Effects of the sheared flow velocity profile on impedance eduction in a 2D duct

TL;DR

This study investigates how different shear flow velocity profiles affect impedance measurements in a 2D duct, revealing that simplified profiles can cause significant deviations from realistic boundary layer effects.

Contribution

The paper compares traditional and realistic shear flow profiles in impedance eduction, demonstrating the importance of accurate boundary layer modeling for precise acoustic impedance measurements.

Findings

Simplified flow profiles can lead to significant impedance estimation errors.

The Ingard–Myers boundary condition remains valid for realistic turbulent boundary layers.

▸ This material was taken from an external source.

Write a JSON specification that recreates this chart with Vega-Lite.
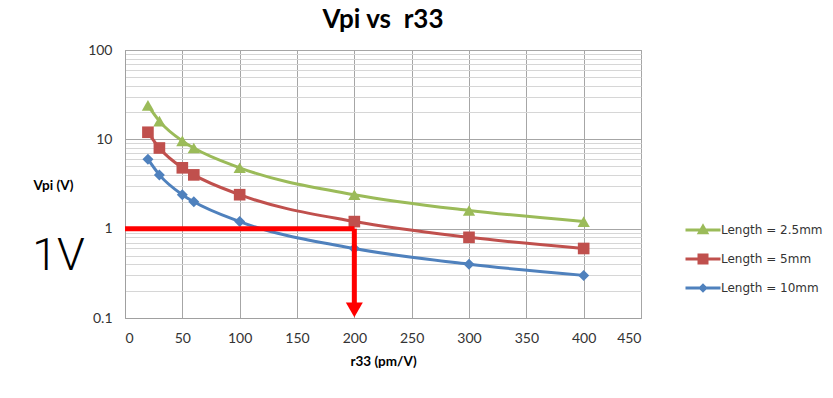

Realistic velocity profiles improve the accuracy of impedance eduction methods.

Abstract

Impedance eduction methods are the current standard approach to measure the impedance of acoustic liner under sheared grazing flow. The dedicated facilities for these methods consists on a waveguide with rectangular cross-section, which implies a sheared grazing flow. A current debate in the literature is the effect of this sheared flow in the impedance eduction methods. We assess the impact of the flow profile shape on acoustic propagation in a two-dimensional duct within the typical operating range of impedance eduction facilities. Firstly, a numerical experiment is proposed in which the Pridmore--Brown equation is assumed to represent the true physical behaviour, and is used with both simplified flow profiles commonly used in the literature and a realistic representation of a turbulent boundary layer using a van Driest universal law of the wall model. The data from these numerical experiments are then used with a traditional impedance eduction process, and the resulting variation in obtained impedances are investigated. Secondly, we apply a less-traditional impedance eduction method that incorporates the sheared velocity profile to data obtained from real-world experiments. The results suggest that the Ingard--Myers boundary condition remains a good approximation to a realistic boundary layer profile, such as the universal law of the wall, at least in the two-dimensional case. However, it is also shown that the simplified flow profiles often used in the literature can lead to significant deviations from the results obtained using a realistic velocity distribution.